Snapchat frowns upon user’s taking screenshots of snaps and retaliates by alerting the other party with an icon in their inbox.
However, Apple’s just-released developer iOS 11 has been found to include a feature that lets Snapchatters record photos and videos without the sender knowing.
Called ‘Screen Recording’, the new function enables users to capture anything on the screen and automatically saves the content as a video to their camera roll.
Snapchat hit the scene in 2011 and instantly attracting teens and young adults to the platform.
Users were enticed by the concept of sharing photos and videos that would ‘self-destruct’ in seconds after being opened by the recipient.
When the app was first released, users were required to hold down on the screen in order to view the message, which the firm did to deter people from taking screenshots.
However, the function was removed in 2015, allowing Snapchatters to use both hands to capture an image or video and save it in their camera roll.

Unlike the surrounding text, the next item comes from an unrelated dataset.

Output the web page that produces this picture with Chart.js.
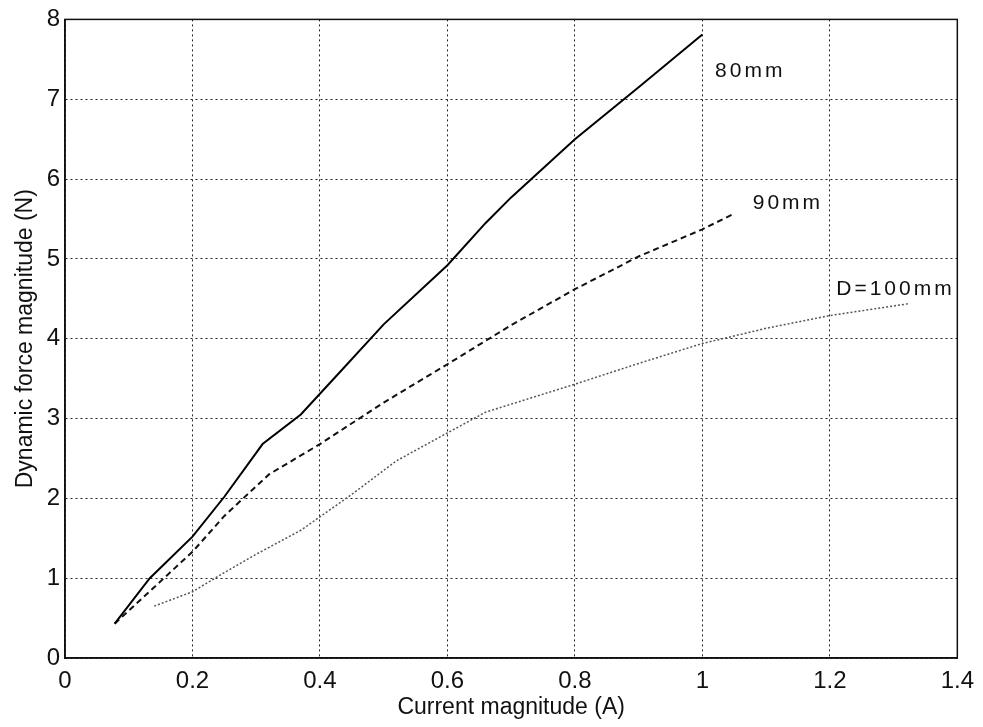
<!DOCTYPE html>
<html>
<head>
<meta charset="utf-8">
<script src="https://cdn.jsdelivr.net/npm/chart.js@4.4.1/dist/chart.umd.min.js"></script>
<style>
  html,body{margin:0;padding:0;background:#fff;}
  #wrap{width:983px;height:727px;position:relative;}
</style>
</head>
<body>
<div id="wrap"><canvas id="cv" width="983" height="727"></canvas></div>
<script>
/* force vs current, three coil spacings */
const current80 = [0.078, 0.133, 0.2, 0.25, 0.31, 0.37, 0.43, 0.5, 0.6, 0.66, 0.7, 0.8, 0.9, 1.0];
const force80   = [0.43, 1.0, 1.52, 2.02, 2.68, 3.05, 3.57, 4.18, 4.92, 5.45, 5.77, 6.5, 7.15, 7.81];

const current90 = [0.078, 0.2, 0.25, 0.32, 0.4, 0.5, 0.6, 0.7, 0.8, 0.9, 1.0, 1.048];
const force90   = [0.43, 1.33, 1.78, 2.3, 2.68, 3.2, 3.68, 4.17, 4.62, 5.03, 5.37, 5.56];

const current100 = [0.14, 0.2, 0.25, 0.3, 0.37, 0.45, 0.52, 0.6, 0.66, 0.8, 0.9, 1.0, 1.1, 1.2, 1.325];
const force100   = [0.65, 0.83, 1.07, 1.3, 1.6, 2.05, 2.47, 2.82, 3.08, 3.43, 3.69, 3.94, 4.13, 4.29, 4.44];

const seriesNames = ['80mm', '90mm', 'D=100mm'];
// where each curve name sits, in data units (left edge, middle)
const nameAt = [[1.02, 7.35], [1.079, 5.7], [1.21, 4.62]];

const xTicks = [0, 0.2, 0.4, 0.6, 0.8, 1, 1.2, 1.4];
const yTicks = [0, 1, 2, 3, 4, 5, 6, 7, 8];

const FONT = "'Liberation Sans', Arial, sans-serif";

function pts(xs, ys){ return xs.map((x,i)=>({x:x, y:ys[i]})); }

/* box round the axes plus the curve names */
const framePlugin = {
  id:'frame',
  afterDraw(chart){
    const {ctx, chartArea:a, scales} = chart;
    ctx.save();
    ctx.strokeStyle = '#111';
    ctx.lineWidth = 1.5;
    ctx.strokeRect(a.left, a.top, a.right - a.left, a.bottom - a.top);
    ctx.fillStyle = '#111';
    ctx.font = '21px ' + FONT;
    ctx.letterSpacing = '3px';
    ctx.textBaseline = 'middle';
    ctx.textAlign = 'left';
    seriesNames.forEach((n,i)=>{
      ctx.fillText(n, scales.x.getPixelForValue(nameAt[i][0]), scales.y.getPixelForValue(nameAt[i][1]));
    });
    ctx.restore();
  }
};

new Chart(document.getElementById('cv'), {
  type:'line',
  data:{ datasets:[
    { label:seriesNames[0], data:pts(current80, force80), borderColor:'#000', borderWidth:2, pointRadius:0, tension:0 },
    { label:seriesNames[1], data:pts(current90, force90), borderColor:'#111', borderWidth:2, borderDash:[6,4], pointRadius:0, tension:0 },
    { label:seriesNames[2], data:pts(current100, force100), borderColor:'#555', borderWidth:1.5, borderDash:[2,2], pointRadius:0, tension:0 }
  ]},
  options:{
    responsive:false,
    animation:false,
    layout:{ padding:{ top:18, right:23, left:0, bottom:0 } },
    plugins:{ legend:{display:false}, tooltip:{enabled:false} },
    scales:{
      x:{
        type:'linear', min:0, max:1.4,
        afterBuildTicks: s => { s.ticks = xTicks.map(v=>({value:v})); },
        afterFit: s => { s.height = 69; },
        ticks:{ color:'#111', padding:9, maxRotation:0, font:{family:FONT, size:24},
                callback: v => String(+v.toFixed(1)) },
        grid:{ color:'#222', lineWidth:1, drawTicks:false },
        border:{ display:true, color:'#111', width:1.5, dash:[2,3] },
        title:{ display:true, text:'Current magnitude (A)', color:'#111',
                font:{family:FONT, size:23}, padding:{top:0, bottom:6} }
      },
      y:{
        type:'linear', min:0, max:8,
        afterBuildTicks: s => { s.ticks = yTicks.map(v=>({value:v})); },
        afterFit: s => { s.width = 65; },
        ticks:{ color:'#111', padding:5, font:{family:FONT, size:24} },
        grid:{ color:'#222', lineWidth:1, drawTicks:false },
        border:{ display:true, color:'#111', width:1.5, dash:[2,3] },
        title:{ display:true, text:'Dynamic force magnitude (N)', color:'#111',
                font:{family:FONT, size:23}, padding:{top:12, bottom:0} }
      }
    }
  },
  plugins:[framePlugin]
});
</script>
</body>
</html>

And although there are no set rules against screenshots, Snapchat does let the sender know if the recipient recorded their message – which has stopped many from doing so.

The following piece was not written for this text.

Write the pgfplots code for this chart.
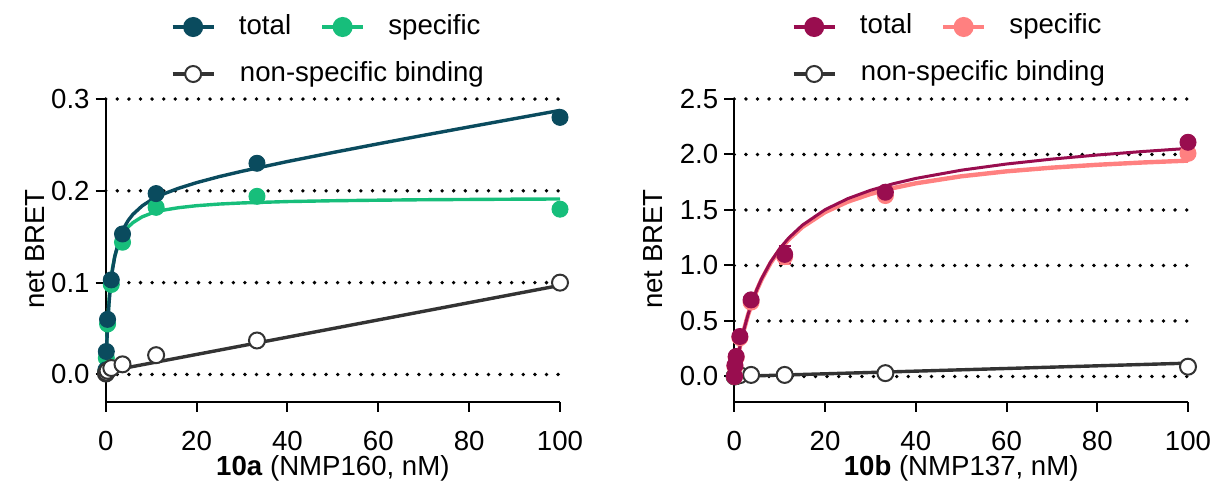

Now, Apple is making it even easier for users to take a screenshot without anyone knowing, Mic reported, with a function called Screen Recording.

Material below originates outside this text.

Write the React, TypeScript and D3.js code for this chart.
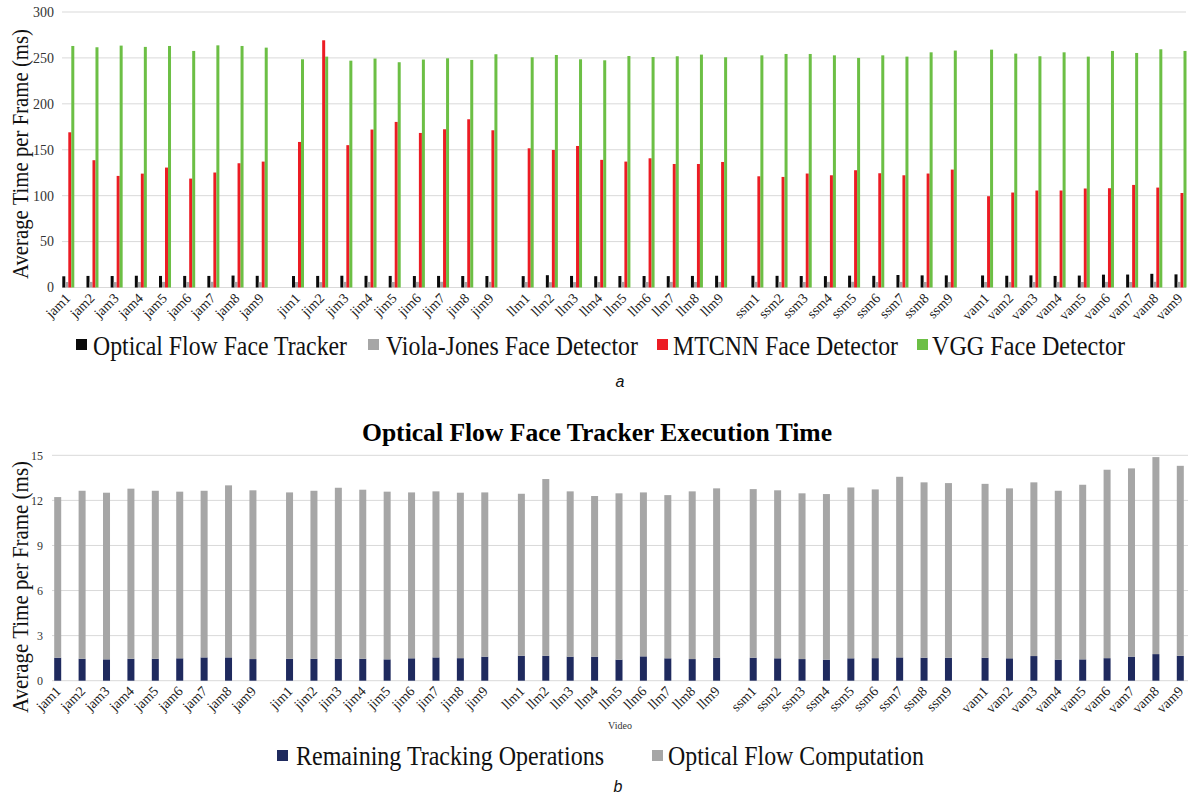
import React from "react";
import * as d3 from "d3";

// Video clips (5 groups of 9)
const videos = [
  "jam1", "jam2", "jam3", "jam4", "jam5", "jam6", "jam7", "jam8", "jam9",
  "jim1", "jim2", "jim3", "jim4", "jim5", "jim6", "jim7", "jim8", "jim9",
  "llm1", "llm2", "llm3", "llm4", "llm5", "llm6", "llm7", "llm8", "llm9",
  "ssm1", "ssm2", "ssm3", "ssm4", "ssm5", "ssm6", "ssm7", "ssm8", "ssm9",
  "vam1", "vam2", "vam3", "vam4", "vam5", "vam6", "vam7", "vam8", "vam9",
];

// chart a: average time per frame (ms)
const opticalFlowTracker = [
  12.2, 12.6, 12.5, 12.8, 12.6, 12.6, 12.6, 13.0, 12.7,
  12.5, 12.6, 12.8, 12.7, 12.6, 12.5, 12.6, 12.5, 12.5,
  12.4, 13.4, 12.6, 12.3, 12.5, 12.5, 12.4, 12.6, 12.8,
  12.8, 12.7, 12.5, 12.4, 12.9, 12.7, 13.6, 13.2, 13.2,
  13.1, 12.8, 13.2, 12.6, 13.0, 14.0, 14.1, 14.9, 14.3,
];
const violaJones = [
  6.0, 6.1, 5.9, 6.0, 6.1, 6.0, 6.2, 6.1, 5.8,
  6.0, 5.9, 6.1, 6.0, 6.0, 6.1, 6.2, 6.0, 6.1,
  6.0, 5.8, 5.9, 6.0, 6.1, 6.0, 6.1, 6.0, 6.0,
  6.1, 6.0, 6.0, 6.1, 6.2, 6.0, 6.1, 6.0, 6.0,
  6.0, 5.9, 6.0, 6.1, 6.0, 6.1, 6.0, 6.2, 6.1,
];
const mtcnn = [
  169.0, 138.6, 121.5, 124.0, 130.6, 118.6, 125.2, 135.3, 137.1,
  158.5, 269.2, 155.0, 172.0, 180.3, 168.3, 172.3, 183.2, 171.2,
  151.6, 149.8, 154.1, 139.0, 137.1, 140.7, 134.5, 134.5, 136.7,
  121.1, 120.4, 124.1, 122.2, 127.7, 124.4, 122.2, 124.1, 128.4,
  99.4, 103.4, 105.6, 105.6, 107.8, 108.1, 111.7, 108.8, 102.9,
];
const vgg = [
  263.0, 261.6, 263.4, 262.0, 263.0, 257.6, 263.7, 263.0, 261.2,
  248.5, 251.4, 247.0, 249.3, 245.3, 248.2, 249.6, 247.8, 254.0,
  250.7, 253.2, 248.5, 247.4, 252.1, 251.0, 251.8, 253.6, 250.7,
  252.8, 254.3, 254.3, 252.8, 250.0, 252.8, 251.4, 256.1, 258.0,
  259.0, 254.7, 251.8, 256.1, 251.4, 257.6, 255.4, 259.4, 257.6,
];
const topTicks = [0, 50, 100, 150, 200, 250, 300];

// chart b: optical flow face tracker breakdown (ms)
const remainingOps = [
  1.53, 1.46, 1.42, 1.46, 1.46, 1.49, 1.55, 1.55, 1.44,
  1.46, 1.46, 1.46, 1.46, 1.42, 1.49, 1.55, 1.50, 1.60,
  1.66, 1.66, 1.60, 1.60, 1.40, 1.62, 1.49, 1.44, 1.53,
  1.53, 1.49, 1.44, 1.40, 1.49, 1.50, 1.55, 1.53, 1.53,
  1.53, 1.49, 1.64, 1.40, 1.42, 1.50, 1.60, 1.77, 1.66,
];
const flowComputation = [
  10.69, 11.18, 11.09, 11.32, 11.18, 11.09, 11.09, 11.45, 11.23,
  11.07, 11.18, 11.38, 11.25, 11.16, 11.04, 11.05, 11.01, 10.93,
  10.78, 11.76, 11.00, 10.69, 11.07, 10.91, 10.86, 11.16, 11.27,
  11.22, 11.18, 11.03, 11.02, 11.37, 11.23, 12.02, 11.67, 11.62,
  11.57, 11.31, 11.56, 11.24, 11.62, 12.54, 12.53, 13.11, 12.64,
];
const bottomTicks = [0, 3, 6, 9, 12, 15];

const topSeries = [
  { name: "Optical Flow Face Tracker", color: "#0a0a0a", values: opticalFlowTracker },
  { name: "Viola-Jones Face Detector", color: "#a6a6a6", values: violaJones },
  { name: "MTCNN Face Detector", color: "#ec1c24", values: mtcnn },
  { name: "VGG Face Detector", color: "#6cbf45", values: vgg },
];

const serif = "'Liberation Serif', 'Times New Roman', serif";
const sans = "'Liberation Sans', Arial, sans-serif";
const GRID = "#d9d9d9";
const GROUP_GAP = 0.5; // extra slot between video groups

const slot = (i: number) => i + Math.floor(i / 9) * GROUP_GAP;
const lastSlot = slot(videos.length - 1);

function ChartA() {
  const x = d3.scaleLinear().domain([0, lastSlot]).range([68.3, 1180.5]);
  const y = d3.scaleLinear().domain([0, 300]).range([287.5, 12]);
  const barW = 3;

  return (
    <g>
      {topTicks.map(t => (
        <g key={t}>
          <line x1={62} x2={1186} y1={y(t)} y2={y(t)} stroke={GRID} strokeWidth={1} />
          <text x={54} y={y(t)} dy="0.35em" textAnchor="end" fontSize={14} fontFamily={serif} fill="#333">{t}</text>
        </g>
      ))}
      {topSeries.map((s, k) => (
        <g key={s.name} fill={s.color}>
          {s.values.map((v, i) => (
            <rect key={i} x={x(slot(i)) - 6 + k * barW} width={barW} y={y(v)} height={y(0) - y(v)} />
          ))}
        </g>
      ))}
      {videos.map((v, i) => (
        <text key={v} transform={`translate(${x(slot(i)) + 3},${299}) rotate(-45)`} textAnchor="end"
          fontSize={14} fontFamily={serif} fill="#222">{v}</text>
      ))}
      <text transform="translate(28,154) rotate(-90)" textAnchor="middle" fontSize={23} fontFamily={serif}
        fill="#111" textLength={250} lengthAdjust="spacingAndGlyphs">Average Time per Frame (ms)</text>
      {/* legend */}
      {[{ sx: 76, tx: 93, w: 254 }, { sx: 368, tx: 386, w: 252 }, { sx: 657, tx: 673, w: 225 }, { sx: 917, tx: 932, w: 193 }].map((p, k) => (
        <g key={k}>
          <rect x={p.sx} y={339} width={11} height={11} fill={topSeries[k].color} />
          <text x={p.tx} y={355} fontSize={27} fontFamily={serif} fill="#111" textLength={p.w}
            lengthAdjust="spacingAndGlyphs">{topSeries[k].name}</text>
        </g>
      ))}
      <text x={620} y={387} textAnchor="middle" fontSize={16} fontStyle="italic" fontFamily={sans} fill="#111">a</text>
    </g>
  );
}

function ChartB() {
  const rows = videos.map((v, i) => ({ video: v, remaining: remainingOps[i], flow: flowComputation[i] }));
  const stack = d3.stack<any>().keys(["remaining", "flow"])(rows);
  const colors: Record<string, string> = { remaining: "#1f2a5e", flow: "#a6a6a6" };
  const x = d3.scaleLinear().domain([0, lastSlot]).range([57.7, 1180.3]);
  const y = d3.scaleLinear().domain([0, 15]).range([680.7, 455.3]);
  const barW = 7;

  return (
    <g>
      <text x={597} y={441} textAnchor="middle" fontSize={25} fontWeight="bold" fontFamily={serif} fill="#000"
        textLength={470} lengthAdjust="spacingAndGlyphs">
        Optical Flow Face Tracker Execution Time
      </text>
      {bottomTicks.map(t => (
        <g key={t}>
          <line x1={52} x2={1188} y1={y(t)} y2={y(t)} stroke={GRID} strokeWidth={1} />
          <text x={43} y={y(t)} dy="0.35em" textAnchor="end" fontSize={12} fontFamily={serif} fill="#333">{t}</text>
        </g>
      ))}
      {stack.map(layer => (
        <g key={layer.key} fill={colors[layer.key]}>
          {layer.map((d, i) => (
            <rect key={i} x={x(slot(i)) - barW / 2} width={barW} y={y(d[1])} height={y(d[0]) - y(d[1])} />
          ))}
        </g>
      ))}
      {videos.map((v, i) => (
        <text key={v} transform={`translate(${x(slot(i)) + 4},${692}) rotate(-45)`} textAnchor="end"
          fontSize={14} fontFamily={serif} fill="#222">{v}</text>
      ))}
      <text x={620} y={729} textAnchor="middle" fontSize={10} fontFamily={serif} fill="#333">Video</text>
      <text transform="translate(28,587) rotate(-90)" textAnchor="middle" fontSize={23} fontFamily={serif}
        fill="#111" textLength={252} lengthAdjust="spacingAndGlyphs">Average Time per Frame (ms)</text>
      <rect x={277} y={750} width={11} height={11} fill={colors.remaining} />
      <text x={296} y={765} fontSize={27} fontFamily={serif} fill="#111" textLength={308}
        lengthAdjust="spacingAndGlyphs">Remaining Tracking Operations</text>
      <rect x={652} y={750} width={11} height={11} fill={colors.flow} />
      <text x={668} y={765} fontSize={27} fontFamily={serif} fill="#111" textLength={256}
        lengthAdjust="spacingAndGlyphs">Optical Flow Computation</text>
      <text x={618} y={792} textAnchor="middle" fontSize={16} fontStyle="italic" fontFamily={sans} fill="#111">b</text>
    </g>
  );
}

export default function App() {
  return (
    <svg width={1192} height={796} style={{ position: "absolute", left: 0, top: 0, background: "#fff" }}>
      <ChartA />
      <ChartB />
    </svg>
  );
}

Screen Recording will be located in the Control Center of iOS 11, which is said to include a range of new functions.
Under the More Controls section, find Screen Recording and tap on the little ‘+’ next to it.
Then bring up the Control Center by swiping up on the display, tap on the red Record button and you can capture anything shown on the screen – including Snaps.
Xavier Harding with Mic tested had recently test the feature in Snapchat, which he found that while recording, opening the iOS Camera app will stop the reordering – but ‘not so with Snapchat’.
‘I was able to tap the Screen Recording shortcut in Control Center and clips like this – without notifying Alexis,’ he explained.
‘You can even capture videos from Snapchat that are sent to you.’
Because the feature is still in beta, Snapchat could develop and update that would either stop the recording, as the camera app does, or another way of notifying users when their Snap was captured.
And the team has until September to do so.